参加者それぞれが用意したPCのため、端末ごとに環境の差異があり、「Windmill Ver.2」をインストールする段階から戸惑うような場面もあったが、従来使用されてきた「Windmill Ver.1」と、それほど大きな操作性の違いはないとあって、それぞれのグループに分かれての大会結果の入力・集計作業は処理速度の違いこそあれ、順調に研修は進み、今後、この「Windmill Ver.2」が今夏開催される「第16回世界女子選手権大会」や「日米対抗」「JAPAN CUP」等の各種国際大会で活用され、より迅速で正確な公式記録の提供や、ソフトボールの魅力や楽しさ、素晴らしさを伝えるためのツールとして有効利用されることを期待したい。
・研修会最終日(2月12日/月・祝)
【審判の部】
最終日の研修は、ルール改正点の確認、「競技者必携」の改訂・修正点が確認され、東日本・中日本・西日本の三地区に分かれての事例研修も実施された。
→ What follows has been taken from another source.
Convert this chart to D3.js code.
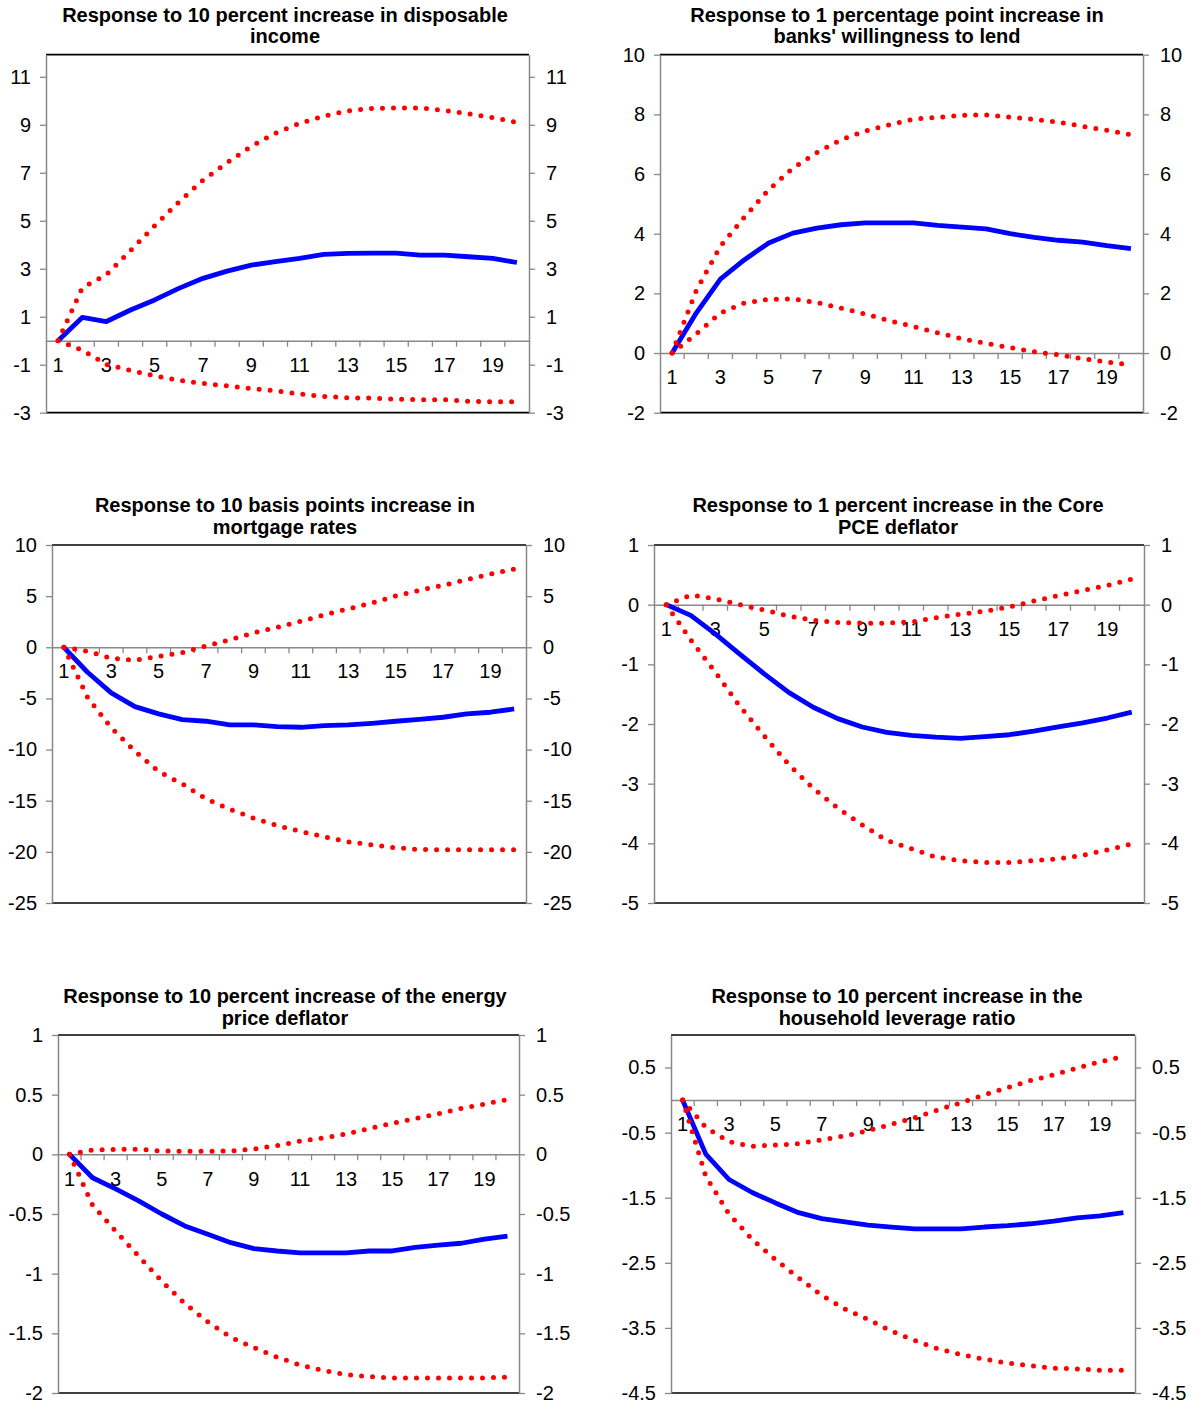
<!DOCTYPE html>
<html>
<head>
<meta charset="utf-8">
<script src="https://cdn.jsdelivr.net/npm/d3@7"></script>
<style>
  body { margin: 0; background: #fff; }
  text { font-family: "Liberation Sans", Arial, sans-serif; fill: #000; }
</style>
</head>
<body>
<svg id="chart" width="1194" height="1405"></svg>
<script>
// quarters after the shock
var periods = [1,2,3,4,5,6,7,8,9,10,11,12,13,14,15,16,17,18,19,20];
var periodLabels = [1,3,5,7,9,11,13,15,17,19];

// disposable income shock
var incomeMid = [0,0.97,0.8,1.28,1.7,2.18,2.6,2.9,3.15,3.3,3.43,3.6,3.64,3.65,3.65,3.57,3.57,3.5,3.43,3.26];
var incomeUp  = [0,2.2,2.75,3.76,4.79,5.78,6.69,7.42,8.1,8.65,9.06,9.36,9.58,9.68,9.7,9.7,9.6,9.46,9.3,9.1];
var incomeLow = [0,-0.39,-0.99,-1.24,-1.46,-1.65,-1.78,-1.88,-1.99,-2.08,-2.22,-2.32,-2.38,-2.39,-2.44,-2.46,-2.46,-2.53,-2.54,-2.54];
var incomeTicks = [-3,-1,1,3,5,7,9,11];

// banks' willingness to lend
var lendMid = [0,1.34,2.48,3.13,3.69,4.02,4.19,4.3,4.36,4.36,4.36,4.28,4.22,4.16,4.0,3.88,3.78,3.72,3.6,3.5];
var lendUp  = [0,2.09,3.58,4.56,5.47,6.2,6.72,7.15,7.44,7.65,7.84,7.9,7.97,7.98,7.91,7.83,7.74,7.6,7.47,7.32];
var lendLow = [0,0.64,1.34,1.68,1.8,1.81,1.69,1.5,1.31,1.08,0.89,0.68,0.48,0.32,0.18,0.04,-0.06,-0.19,-0.3,-0.39];
var lendTicks = [-2,0,2,4,6,8,10];

// mortgage rates
var mortMid = [0,-2.44,-4.46,-5.8,-6.51,-7.07,-7.23,-7.59,-7.59,-7.75,-7.82,-7.65,-7.59,-7.43,-7.23,-7.04,-6.84,-6.51,-6.35,-6.03];
var mortUp  = [0,-0.39,-1.07,-1.27,-0.88,-0.52,0.13,0.72,1.4,1.95,2.54,3.19,3.75,4.33,5.02,5.57,6.06,6.61,7.17,7.65];
var mortLow = [0,-4.9,-7.88,-10.16,-12.15,-13.36,-14.82,-15.83,-16.71,-17.43,-18.01,-18.53,-19.02,-19.32,-19.6,-19.77,-19.8,-19.8,-19.8,-19.8];
var mortTicks = [-25,-20,-15,-10,-5,0,5,10];

// core PCE deflator
var pceMid = [0,-0.18,-0.49,-0.83,-1.16,-1.47,-1.72,-1.91,-2.05,-2.14,-2.19,-2.22,-2.24,-2.21,-2.18,-2.12,-2.05,-1.98,-1.9,-1.8];
var pceUp  = [0,0.16,0.1,0.0,-0.09,-0.19,-0.26,-0.3,-0.31,-0.31,-0.29,-0.22,-0.16,-0.11,-0.04,0.06,0.15,0.24,0.32,0.43];
var pceLow = [0,-0.59,-1.13,-1.7,-2.2,-2.68,-3.08,-3.41,-3.69,-3.95,-4.09,-4.23,-4.29,-4.32,-4.32,-4.29,-4.26,-4.2,-4.11,-4.01];
var pceTicks = [-5,-4,-3,-2,-1,0,1];

// energy price deflator
var energyMid = [0,-0.196,-0.29,-0.39,-0.5,-0.6,-0.67,-0.74,-0.79,-0.81,-0.825,-0.825,-0.825,-0.81,-0.81,-0.78,-0.76,-0.745,-0.71,-0.685];
var energyUp  = [0,0.036,0.042,0.042,0.028,0.025,0.025,0.028,0.045,0.073,0.11,0.137,0.17,0.215,0.26,0.3,0.34,0.386,0.42,0.46];
var energyLow = [0,-0.425,-0.643,-0.853,-1.063,-1.25,-1.404,-1.533,-1.62,-1.7,-1.765,-1.81,-1.846,-1.863,-1.874,-1.874,-1.874,-1.874,-1.874,-1.866];
var energyTicks = [-2,-1.5,-1,-0.5,0,0.5,1];

// household leverage ratio
var levMid = [0,-0.83,-1.22,-1.42,-1.58,-1.73,-1.82,-1.87,-1.92,-1.95,-1.98,-1.98,-1.98,-1.95,-1.93,-1.9,-1.86,-1.81,-1.78,-1.73];
var levUp  = [0,-0.42,-0.64,-0.71,-0.69,-0.67,-0.61,-0.55,-0.47,-0.37,-0.27,-0.15,-0.04,0.08,0.19,0.3,0.39,0.49,0.59,0.67];
var levLow = [0,-1.17,-1.75,-2.14,-2.45,-2.73,-3.0,-3.21,-3.37,-3.55,-3.69,-3.82,-3.91,-3.98,-4.04,-4.08,-4.12,-4.13,-4.15,-4.15];
var levTicks = [-4.5,-3.5,-2.5,-1.5,-0.5,0.5];

var titles = [
  ["Response to 10 percent increase in disposable", "income"],
  ["Response to 1 percentage point increase in", "banks' willingness to lend"],
  ["Response to 10 basis points increase in", "mortgage rates"],
  ["Response to 1 percent increase in the Core", "PCE deflator"],
  ["Response to 10 percent increase of the energy", "price deflator"],
  ["Response to 10 percent increase in the", "household leverage ratio"]
];

// panel frames (plot box in page pixels) and y domains
var panels = [
  {l: 46,  r: 529,  t: 54.7, b: 412.7, tx: 285, ty: 21.5, yMin: -3,   yMax: 11.92, ticks: incomeTicks, mid: incomeMid, up: incomeUp, low: incomeLow},
  {l: 660, r: 1143, t: 54.7, b: 412.7, tx: 897, ty: 21.5, yMin: -2,   yMax: 10,    ticks: lendTicks,   mid: lendMid,   up: lendUp,   low: lendLow},
  {l: 52,  r: 526,  t: 545,  b: 903,   tx: 285, ty: 512,  yMin: -25,  yMax: 10,    ticks: mortTicks,   mid: mortMid,   up: mortUp,   low: mortLow},
  {l: 654, r: 1144, t: 545,  b: 903,   tx: 898, ty: 512,  yMin: -5,   yMax: 1,     ticks: pceTicks,    mid: pceMid,    up: pceUp,    low: pceLow},
  {l: 58,  r: 519,  t: 1035, b: 1393,  tx: 285, ty: 1003, yMin: -2,   yMax: 1,     ticks: energyTicks, mid: energyMid, up: energyUp, low: energyLow},
  {l: 671, r: 1135, t: 1035, b: 1393,  tx: 897, ty: 1003, yMin: -4.5, yMax: 1,     ticks: levTicks,    mid: levMid,    up: levUp,    low: levLow}
];

var svg = d3.select("#chart");

panels.forEach(function(p, i) {
  drawPanel(p, titles[i]);
});

function drawPanel(p, title) {
  var g = svg.append("g");

  var x = d3.scaleBand().domain(periods).range([p.l, p.r]);
  var y = d3.scaleLinear().domain([p.yMin, p.yMax]).range([p.b, p.t]);
  var half = x.bandwidth() / 2;

  // title
  var t = g.append("text")
    .attr("x", p.tx)
    .attr("y", p.ty)
    .attr("text-anchor", "middle")
    .style("font-weight", "bold")
    .style("font-size", "20px");
  t.append("tspan").attr("x", p.tx).text(title[0]);
  t.append("tspan").attr("x", p.tx).attr("dy", 21.5).text(title[1]);

  // top and bottom frame lines
  g.append("line")
    .attr("x1", p.l).attr("x2", p.r)
    .attr("y1", y(p.yMax)).attr("y2", y(p.yMax))
    .attr("stroke", "#000").attr("stroke-width", 1.7);
  g.append("line")
    .attr("x1", p.l).attr("x2", p.r)
    .attr("y1", y(p.yMin)).attr("y2", y(p.yMin))
    .attr("stroke", "#000").attr("stroke-width", 1.7);

  var fmt = function(d) { return String(d); };

  var left = g.append("g")
    .attr("transform", "translate(" + p.l + ",0)")
    .call(d3.axisLeft(y).tickValues(p.ticks).tickFormat(fmt).tickSize(6).tickSizeOuter(0).tickPadding(9));
  var right = g.append("g")
    .attr("transform", "translate(" + p.r + ",0)")
    .call(d3.axisRight(y).tickValues(p.ticks).tickFormat(fmt).tickSize(6).tickSizeOuter(0).tickPadding(11));
  [left, right].forEach(function(a) {
    a.select(".domain").attr("stroke", "#888").attr("stroke-width", 1.5);
    a.selectAll(".tick line").attr("stroke", "#888").attr("stroke-width", 1.3);
    a.selectAll(".tick text").style("font-size", "20px").attr("fill", "#000");
  });

  // category axis on the zero line
  var xa = g.append("g")
    .attr("transform", "translate(0," + y(0) + ")")
    .call(d3.axisBottom(x).tickValues(periodLabels).tickSize(0).tickSizeOuter(0).tickPadding(17));
  xa.select(".domain").attr("stroke", "#888").attr("stroke-width", 1.5);
  xa.selectAll(".tick text").style("font-size", "20px").attr("fill", "#000");

  // tick marks between categories
  g.selectAll(".cat-tick")
    .data(periods.slice(1))
    .enter()
    .append("line")
    .attr("class", "cat-tick")
    .attr("x1", function(d) { return x(d); })
    .attr("x2", function(d) { return x(d); })
    .attr("y1", y(0))
    .attr("y2", y(0) + 6)
    .attr("stroke", "#888")
    .attr("stroke-width", 1.3);

  var line = d3.line()
    .x(function(d, k) { return x(periods[k]) + half; })
    .y(function(d) { return y(d); });

  g.append("path")
    .attr("d", line(p.mid))
    .attr("fill", "none")
    .attr("stroke", "#0000ff")
    .attr("stroke-width", 4.8)
    .attr("stroke-linejoin", "round");

  [p.up, p.low].forEach(function(band) {
    g.append("path")
      .attr("d", line(band))
      .attr("fill", "none")
      .attr("stroke", "#ff0000")
      .attr("stroke-width", 5)
      .attr("stroke-linecap", "round")
      .attr("stroke-dasharray", "0,11");
  });
}
</script>
</body>
</html>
ルール改正点の確認、「競技者必携」の改訂・修正点の確認では、初日のVR研修、前日の実技研修で実施された内容を全員で再確認。「全国どこでも、誰がやっても、同じ判定となるように」と意思統一を図り、この後行われる地区伝達、各都道府県支部の伝達、あるいは各市町村に至るまで、「同じ内容」でしっかりと伝達できるよう周知徹底が図られた。
三地区に分かれての事例研修では、昨年の全日本大会、日本リーグはもとより、各地区・各都道府県・各市町村等で起こった「実際の事例」をもとに、そのような事態が起こったとき、どのような対応をすべきか、あるいはどのような備えをしておけばそのような事態を招くことがなかったかと徹底的に議論。様々な角度から検証を試み、問題点・課題の洗い出しを行い、予防策・防止策を検討。最後は東日本・中日本・西日本の三地区で意見を集約し、代表者が発表を行った。
最後に、村島成幸副委員長が地区伝達における伝達方法、その要点を最終確認。阿久津静委員長代行が研修会を総括し、今回の研修会の全日程を終えた。
【記録の部】
記録の部、最終日の研修は、堀義光、吉田ケイ子委員を中心に「スコアカードの点検に関する確認事項」を行い、常岡昇委員が地元・青森県における記録委員会の取り組みを、吉田ケイ子委員が同じく地元・福岡市の取り組みを紹介。それぞれの支部、あるいは市町村における特徴的な取り組みが紹介された。
また、「国体を迎えるにあたり」と題し、平成30年に国体開催を迎える福井県、翌31年に国体開催を迎える茨城県が、それに向けた備えや記録員の育成、行政との連携等、「国体ならでは」の実践例が報告された。
最後に、井之上哲夫委員長が研修会を総括。記録委員会が取り組んでいるスコアリングマニュアルの英訳や国際大会に対応した「Windmill Ver.2」のリニューアルといった「国際化」について言及。また、研修会初日に行われたVRの研修についても、「できれば審判員だけではなく、記録委員会も合同で研修を行い、その内容を『共有』したかった。もちろん、記録員はグラウンド上で起こったことを正確に、公正に、間違いなく、記帳し、迅速に公式記録を提供するのが役目であることは重々理解しており、その投球が『ストライク』か『ボール』か、審判員のジャッジに口を出す気は毛頭ない。ただ、最先端の技術を活用し、どのような研修を行っているか、お互いの委員会が何をめざし、どこへ向かっているのか、その『目的』や『方向性』を知り、理解・共有しておくことは審判委員会・記録委員会の『連携』『協力』ということを考えても、やはり大切なことではないか……と思う。せっかく合同で研修を持つ機会を持っているのだから、それを最大限に活かす内容にしなければならないと思うし、中身の濃い研修ししていく努力が必要なはずである」と今回の研修を締めくくった。
【閉講式】
閉講式では、まず主催者を代表し、公益財団法人日本ソフトボール協会・髙橋清生専務理事が、主管協会である愛知県協会、刈谷市連盟に謝辞を述べ、「時代の求めによってソフトボールも変わり、組織も変わっていく。ソフトボールという競技をより魅力あるものとしていくためにも、審判員・記録員の皆さんの力は欠くことのできないものであり、変わりゆく時代に取り残されることなく、変化を恐れず、常に新たなことにチャレンジし、ソフトボールを支えていってほしい」と参加者を激励。
続いて、愛知県協会・長井和彦副会長、刈谷市連盟・艸田聰名誉会長が挨拶し、最後に、研修生を代表し、平成30年度の国体開催地となる福井県協会・柴木政雄審判委員長が謝辞を述べ、3日間にわたる研修会の全日程を終了した。